Coluna
Flávio Freire Flávio Freire Sociedade

A sorte de se ter filhos gay friendly

Quem dera se a causa gay fosse defendida por quem foi criado com o assunto de forma tão natural

Ricardo separou da mulher dois anos depois do casamento. Reuniu a ex, seus pais e os pais dela na sala de estar da mansão de um condomínio fechado em São Paulo. Enquanto o filho de poucos meses babava de sono no carrinho sobre uma das poltronas, ele revela à família o que já tinha contado quatro dias antes para a mãe do seu herdeiro. Disse que estava se separando porque era gay.

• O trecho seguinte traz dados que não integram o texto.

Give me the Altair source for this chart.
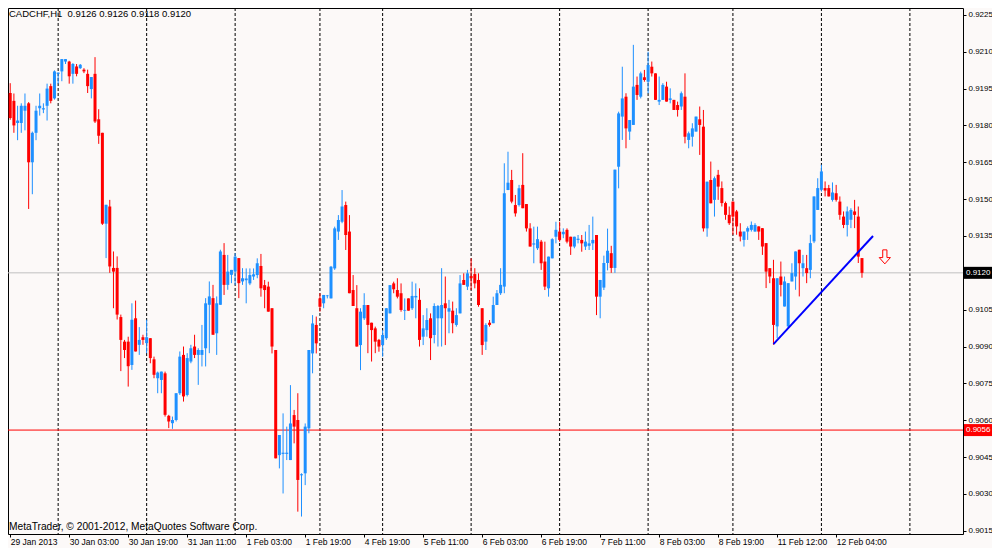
import altair as alt
import pandas as pd
import numpy as np

# ---------------- data ----------------
OPEN = [
    .91932, .91900, .91810, .91810, .91860, .91890, .91650, .91770, .91870, .91865,
    .91880, .91960, .91910, .92010, .92020, .92060, .92060, .92010, .92040, .92033,
    .92027, .92010, .91948, .92010, .91825, .91770, .91400, .91470, .91220, .91220,
    .91020, .90920, .90920, .90825, .91015, .90907, .90938, .90914, .90934, .90848,
    .90771, .90764, .90791, .90618, .90588, .90601, .90710, .90866, .90703, .90839,
    .90900, .90866, .90866, .90893, .91070, .91097, .90954, .91070, .91273, .91151,
    .91192, .91205, .91260, .91165, .91170, .91157, .91185, .91191, .91228, .91150,
    .91144, .91056, .90886, .90458, .90463, .90463, .90438, .90621, .90601, .90376,
    .90384, .90567, .90872, .90988, .91096, .91076, .91105, .91096, .91218, .91368,
    .91408, .91476, .91368, .91130, .91056, .90906, .91015, .91069, .90997, .90974,
    .90927, .90906, .90934, .91035, .91157, .91130, .91117, .91046, .91096, .91056,
    .91100, .91090, .90940, .90967, .91015, .90947, .91015, .91015, .91076, .91042,
    .91046, .90988, .91035, .91171, .91144, .91187, .91195, .91171, .91056, .90920,
    .90997, .90995, .91069, .91117, .91144, .91537, .91578, .91476, .91476, .91558,
    .91480, .91381, .91315, .91300, .91327, .91246, .91137, .91259, .91347, .91368,
    .91357, .91375, .91347, .91307, .91334, .91334, .91307, .91310, .91320, .91354,
    .91103, .91140, .91240, .91280, .91220, .91632, .91836, .91917, .91775, .91802,
    .91965, .91917, .91996, .91978, .92039, .92012, .91897, .91904, .91958, .91904,
    .91904, .91883, .91877, .91917, .91741, .91754, .91775, .91825, .91795, .91381,
    .91578, .91497, .91599, .91545, .91484, .91436, .91490, .91450, .91368, .91334,
    .91368, .91375, .91368, .91389, .91382, .91321, .91219, .91178, .90982, .91185,
    .91063, .90982, .91165, .91185, .91294, .91219, .91219, .91212, .91328, .91456,
    .91538, .91545, .91545, .91497, .91524, .91490, .91429, .91395, .91416, .91450,
    .91429, .91260,
]
HIGH = [
    .91972, .91930, .91880, .91890, .91930, .91895, .91775, .91880, .91930, .91890,
    .91970, .91970, .92024, .92015, .92070, .92070, .92063, .92054, .92050, .92050,
    .92033, .92027, .91997, .92078, .91866, .91770, .91477, .91497, .91287, .91267,
    .91030, .90927, .90940, .91076, .91087, .90979, .90948, .91009, .90934, .90859,
    .90798, .90798, .90798, .90622, .90615, .90710, .90880, .90900, .90873, .90907,
    .90948, .90893, .90988, .91097, .91165, .91151, .91104, .91294, .91321, .91273,
    .91212, .91280, .91260, .91219, .91218, .91218, .91218, .91259, .91277, .91171,
    .91164, .91056, .90886, .90540, .90628, .90574, .90743, .90642, .90710, .90384,
    .90587, .90886, .91028, .91022, .91117, .91110, .91110, .91228, .91388, .91435,
    .91537, .91490, .91435, .91191, .91150, .91056, .91117, .91069, .90997, .90981,
    .90931, .90967, .91056, .91150, .91164, .91178, .91157, .91096, .91096, .91164,
    .91157, .91137, .91028, .91056, .91035, .91076, .91069, .91219, .91185, .91090,
    .91083, .91056, .91191, .91198, .91212, .91259, .91219, .91198, .91056, .90995,
    .91008, .91103, .91130, .91219, .91646, .91693, .91619, .91517, .91558, .91687,
    .91480, .91402, .91388, .91388, .91334, .91327, .91266, .91341, .91408, .91408,
    .91381, .91381, .91347, .91347, .91354, .91354, .91368, .91395, .91429, .91354,
    .91171, .91270, .91380, .91310, .91620, .91856, .92039, .91931, .91822, .92128,
    .91999, .92019, .92026, .92100, .92060, .92012, .91999, .91972, .91978, .91951,
    .91904, .91897, .91938, .92012, .91775, .91809, .91836, .91877, .91863, .91571,
    .91653, .91592, .91619, .91572, .91490, .91470, .91490, .91456, .91402, .91368,
    .91389, .91409, .91402, .91389, .91382, .91321, .91219, .91253, .91178, .91246,
    .91185, .91158, .91239, .91287, .91294, .91273, .91273, .91355, .91511, .91585,
    .91640, .91572, .91558, .91568, .91558, .91511, .91450, .91470, .91463, .91497,
    .91470, .91260,
]
LOW = [
    .91823, .91770, .91740, .91770, .91780, .91460, .91520, .91740, .91840, .91850,
    .91820, .91890, .91905, .91970, .91980, .92050, .91970, .91970, .92000, .92030,
    .92013, .91932, .91910, .91810, .91725, .91395, .91260, .91200, .91056, .91010,
    .90800, .90853, .90737, .90805, .90880, .90866, .90907, .90873, .90832, .90771,
    .90710, .90710, .90615, .90568, .90565, .90595, .90703, .90676, .90697, .90832,
    .90853, .90744, .90819, .90819, .90873, .90948, .90866, .91070, .91110, .91131,
    .91158, .91151, .91097, .91151, .91076, .91150, .91171, .91178, .91103, .91056,
    .91042, .90872, .90445, .90404, .90302, .90438, .90438, .90506, .90228, .90208,
    .90336, .90547, .90791, .90872, .91042, .91056, .91096, .91096, .91212, .91334,
    .91402, .91293, .91117, .91065, .90900, .90804, .91008, .90873, .90839, .90873,
    .90879, .90859, .90927, .91035, .91117, .91096, .91042, .91008, .91046, .91049,
    .91015, .90900, .90906, .90940, .90845, .90913, .90900, .90900, .90906, .90954,
    .90954, .90981, .91035, .91151, .91130, .91130, .91137, .91062, .90866, .90886,
    .90981, .90995, .91069, .91110, .91117, .91537, .91483, .91429, .91470, .91463,
    .91368, .91307, .91239, .91293, .91212, .91130, .91103, .91259, .91320, .91327,
    .91341, .91320, .91273, .91300, .91320, .91286, .91293, .91293, .91293, .91028,
    .91015, .91130, .91210, .91200, .91200, .91544, .91741, .91707, .91741, .91802,
    .91904, .91910, .91978, .91931, .91999, .91904, .91883, .91904, .91897, .91890,
    .91863, .91836, .91863, .91727, .91707, .91714, .91775, .91680, .91368, .91347,
    .91483, .91429, .91497, .91470, .91416, .91395, .91355, .91355, .91328, .91307,
    .91334, .91368, .91368, .91334, .91273, .91138, .91158, .90907, .90934, .91104,
    .91063, .90975, .91165, .91131, .91104, .91185, .91158, .91178, .91321, .91456,
    .91531, .91511, .91511, .91490, .91490, .91416, .91382, .91348, .91382, .91382,
    .91240, .91180,
]
CLOSE = [
    .91830, .91800, .91820, .91880, .91880, .91650, .91770, .91860, .91880, .91870,
    .91950, .91900, .92020, .92015, .92070, .92070, .92000, .92050, .92010, .92047,
    .92020, .91960, .91997, .91816, .91758, .91400, .91477, .91226, .91205, .91030,
    .90927, .90886, .90820, .91009, .90880, .90927, .90927, .90938, .90853, .90785,
    .90794, .90798, .90622, .90595, .90601, .90710, .90859, .90697, .90853, .90893,
    .90866, .90886, .90886, .91076, .91104, .90948, .91076, .91287, .91151, .91205,
    .91212, .91266, .91158, .91178, .91177, .91191, .91194, .91239, .91137, .91130,
    .91042, .90900, .90445, .90540, .90468, .90468, .90587, .90574, .90357, .90380,
    .90574, .90886, .90994, .90913, .91062, .91110, .91108, .91225, .91381, .91415,
    .91470, .91354, .91117, .91065, .90900, .91042, .91069, .90988, .90967, .90920,
    .90900, .90947, .91056, .91150, .91133, .91103, .91049, .91049, .91046, .91106,
    .91106, .90927, .90974, .91008, .90934, .91065, .91065, .91069, .91056, .91056,
    .90995, .91028, .91157, .91151, .91198, .91178, .91157, .91069, .90906, .90988,
    .90988, .91069, .91117, .91151, .91524, .91567, .91490, .91442, .91544, .91463,
    .91381, .91307, .91320, .91337, .91239, .91144, .91266, .91337, .91375, .91334,
    .91367, .91327, .91307, .91347, .91339, .91320, .91327, .91320, .91334, .91103,
    .91171, .91240, .91290, .91220, .91620, .91849, .91910, .91788, .91822, .91958,
    .91924, .92012, .91985, .92046, .92012, .91904, .91904, .91965, .91897, .91910,
    .91863, .91863, .91931, .91754, .91768, .91788, .91836, .91802, .91381, .91571,
    .91483, .91585, .91551, .91484, .91436, .91402, .91429, .91389, .91348, .91368,
    .91382, .91395, .91395, .91368, .91307, .91205, .91185, .90988, .91178, .91151,
    .91165, .91158, .91199, .91287, .91239, .91239, .91199, .91321, .91511, .91545,
    .91613, .91535, .91511, .91527, .91497, .91436, .91395, .91450, .91456, .91436,
    .91266, .91200,
]

TIME_LABELS = ["29 Jan 2013", "30 Jan 03:00", "30 Jan 19:00", "31 Jan 11:00",
               "1 Feb 03:00", "1 Feb 19:00", "4 Feb 19:00", "5 Feb 11:00",
               "6 Feb 03:00", "6 Feb 19:00", "7 Feb 11:00", "8 Feb 03:00",
               "8 Feb 19:00", "11 Feb 12:00", "12 Feb 04:00"]
LABEL_STEP = 16
PRICE_TICKS = [0.9015, 0.9030, 0.9045, 0.9060, 0.9075, 0.9090, 0.9105, 0.9120,
               0.9135, 0.9150, 0.9165, 0.9180, 0.9195, 0.9210, 0.9225]
SEPARATORS = [13, 37, 61, 84, 101, 125, 149, 173, 196, 220, 244]
BID = 0.9120
LEVEL = 0.9056
TREND_BAR = [207, 234]
TREND_PRICE = [0.9091, 0.9135]
ARROW_BAR = [237.2]
ARROW_PRICE = [0.91265]
TITLE = "CADCHF,H1\u00a0\u00a00.9126 0.9126 0.9118 0.9120"
COPYRIGHT = "MetaTrader, © 2001-2012, MetaQuotes Software Corp."

# ---------------- styling ----------------
BG = "#FCF9F8"
UP = "#1E90FF"
DOWN = "#FF0000"
FONT = "Liberation Sans"
W, H = 955, 526

df = pd.DataFrame({"bar": np.arange(len(OPEN)), "o": OPEN, "h": HIGH,
                   "l": LOW, "c": CLOSE})
df["dir"] = np.where(df["c"] >= df["o"], "up", "down")

x_scale = alt.Scale(domain=[-0.6, 258.4], nice=False, zero=False, padding=0)
y_scale = alt.Scale(domain=[0.90137, 0.92278], nice=False, zero=False, padding=0)

# the bid price label sits in its own black box, so the plain axis label is left out
axis_ticks = [t for t in PRICE_TICKS if abs(t - BID) > 1e-9]

label_expr = "[" + ",".join("'%s'" % s for s in TIME_LABELS) + "][round(datum.value/%d)]" % LABEL_STEP
x_axis = alt.Axis(values=[i * LABEL_STEP for i in range(len(TIME_LABELS))],
                  labelExpr=label_expr, labelAlign="left", labelPadding=0,
                  tickSize=3, domain=False, grid=False, title=None,
                  labelFont=FONT, labelFontSize=8.5, labelColor="#000000",
                  tickColor="#000000", labelOverlap=False, labelFlush=False,
                  labelBaseline="top")
y_axis = alt.Axis(values=axis_ticks, format=".4f", orient="right",
                  tickSize=3, labelPadding=2, domain=False, grid=False,
                  title=None, labelFont=FONT, labelFontSize=8,
                  labelColor="#000000", tickColor="#000000",
                  labelOverlap=False, labelFlush=False)

X = lambda f: alt.X(f, scale=x_scale, axis=x_axis)
Y = lambda f: alt.Y(f, scale=y_scale, axis=y_axis)
color = alt.Color("dir:N", scale=alt.Scale(domain=["up", "down"], range=[UP, DOWN]), legend=None)

seps = alt.Chart(pd.DataFrame({"bar": SEPARATORS})).mark_rule(
    color="#000000", strokeWidth=1, strokeDash=[3, 2]).encode(x=X("bar:Q"))

hlines = alt.Chart(pd.DataFrame({"p": [BID, LEVEL], "col": ["#C0C0C0", "#FF0000"]})).mark_rule(
    strokeWidth=1).encode(y=Y("p:Q"), color=alt.Color("col:N", scale=None))

wicks = alt.Chart(df).mark_rule(strokeWidth=1).encode(
    x=X("bar:Q"), y=Y("l:Q"), y2="h:Q", color=color)
bodies = alt.Chart(df).mark_bar(size=3).encode(
    x=X("bar:Q"), y=Y("o:Q"), y2="c:Q", color=color)

trend = alt.Chart(pd.DataFrame({"bar": TREND_BAR, "p": TREND_PRICE})).mark_line(
    color="#0000FF", strokeWidth=2).encode(x=X("bar:Q"), y=Y("p:Q"))

arrow = alt.Chart(pd.DataFrame({"bar": ARROW_BAR, "p": ARROW_PRICE})).mark_point(
    shape="M-0.3,-1L0.3,-1L0.3,0.1L0.8,0.1L0,1L-0.8,0.1L-0.3,0.1Z",
    size=196, filled=False, fill=BG, fillOpacity=1, stroke="#FF0000",
    strokeWidth=1, opacity=1).encode(x=X("bar:Q"), y=Y("p:Q"))

boxes_df = pd.DataFrame({"p": [BID, LEVEL],
                         "lab": ["%.4f" % BID, "%.4f" % LEVEL],
                         "col": ["#000000", "#FF0000"]})
boxes = alt.Chart(boxes_df).mark_tick(orient="horizontal", size=28, thickness=12,
                                      opacity=1).encode(
    x=alt.value(W + 15), y=Y("p:Q"), color=alt.Color("col:N", scale=None))
box_text = alt.Chart(boxes_df).mark_text(align="left", baseline="middle",
                                         font=FONT, fontSize=8, color="#FFFFFF").encode(
    x=alt.value(W + 3), y=Y("p:Q"), text="lab:N")

title = alt.Chart(pd.DataFrame({"t": [TITLE]})).mark_text(
    align="left", baseline="middle", font=FONT, fontSize=9.5, color="#000000").encode(
    x=alt.value(1), y=alt.value(6), text="t:N")
copyright_t = alt.Chart(pd.DataFrame({"t": [COPYRIGHT]})).mark_text(
    align="left", baseline="middle", font=FONT, fontSize=10.2, color="#000000").encode(
    x=alt.value(1), y=alt.value(H - 7), text="t:N")

chart = alt.layer(seps, hlines, wicks, bodies, trend, arrow, boxes, box_text,
                  title, copyright_t).properties(
    width=W, height=H,
    autosize=alt.AutoSizeParams(type="none"),
    padding={"left": 0, "top": 0, "right": 29, "bottom": 14},
    background=BG,
).configure_view(stroke="#000000", strokeWidth=1, fill=BG)

chart.save("out.html", embed_options={"renderer": "svg", "actions": False})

O pai dele engasgou. A mãe dela disse que não precisava estar ali para viver aquilo. A mãe dele deu uma sonora gargalhada, com um copo de dry-martini na mão direita. O bocejo do pai dela era mais intenso que o interesse na cena que parecia escrita por Gilberto Braga. Há 20 anos, saliente-se.

Não foi assim uma separação amigável. Lucas, o herdeiro, viveu entre as duas casas. A ex casou de novo. Ricardo conheceu Marcos e foram morar juntos duas semanas depois. Lucas sempre chamou Marcos de tio. Numa viagem a Disney, Ricardo chama o garoto, então com nove anos e o boneco do Ben-10 na mão, para uma conversa. “Filho, quero te contar que, na verdade, o tio Marcos é o companheiro do papai esse tempo todo”. Lucas franze a sobrancelha e dispara:

“Companheiro, como assim, ele não é seu namorado?”

Nuala foi morar na Itália anos e anos atrás. Modelou por algum tempo, depois de ter dividido passarela no Brasil com Gisele ainda no comecinho da carreira, lá pelos idos do Phytoervas Fashion. Aos 40 anos, em Roma, ela deu à luz Greta, que adora assistir no Youtube cenas antigas de Sítio do Pica Pau Amarelo. Ama a Emília. Fábio, o marido italiano, passará dez dias sem a mulher e a filha, que desembarcam nesse final de semana em São Paulo. Greta está com 6 anos, é risonha e pergunta sobre tudo, misturando português e italiano.

A ex-modelo chama a filha para uma conversa. Diz que ela vai conhecer muitos amiguinhos da mamãe. E que muitos deles não vivem sozinhos, mas com os seus namorados. Nuala escreveu a noite toda uma série de respostas já imaginando o que poderia vir pela frente. Diante da informação dada pela mãe enquanto assistia a boneca de pano no colo de dona Benta. Greta apertou os lábios, olhou para o alto pensando e soltou: “Tá bom, mas qual é o nome do namorado do tio Ricardo?”

Nuala só não tinha essa resposta.

Marina tinha uns 8 anos quando chegou da escola perguntando para a mãe se ela conhecia algum gay. Fernanda, descoladérrima, finge que não se surpreende com a pergunta e diz que sim, claro, conhece váááários. Marina vai pro quarto e volta cinco minutos depois. “Mas eu conheço algum gay que você conhece, mãe?”. Fernanda está no fogão e de costas balança a cabeça para cima e para baixo. Marina quer um nome, implora por isso. “O seu padrinho, por exemplo. Aquele moço louro é o namorado do dindo”. Mais um, mãe, mais um, por favor.

Fernanda entra na brincadeira, e diz que tem um que o nome começa com F. Marina matuta, chama a irmã de quatro anos para tentar ajudá-la a descobrir o enigma. Ela risca numa folha todos os nomes que lembra, numa tentativa de eliminar quem pode ser o amigo gay da mamãe. Vai de Frederico a Felipe, de Fernando a Fábio. Chego para uma visita, e depois de saber da curiosidade da menina a chamo para uma conversa. Olho nos olhos e faço questão de lembrar que meu nome começa com aquela letrinha que tanto perturba sua rotina.

Diante do olhar arregalado da garota, digo que sou gay, crente que ali eu revelava o terceiro segredo de Fátima. Mas quem disse que esse era o dilema da menina que mal sabemos, até hoje, porque ela tinha tal dúvida. Depois da revelação, Marina imediatamente liga para o pai no trabalho e grita:

“Pai, descobri, descobri, agora eu sei quem é o F misterioso”.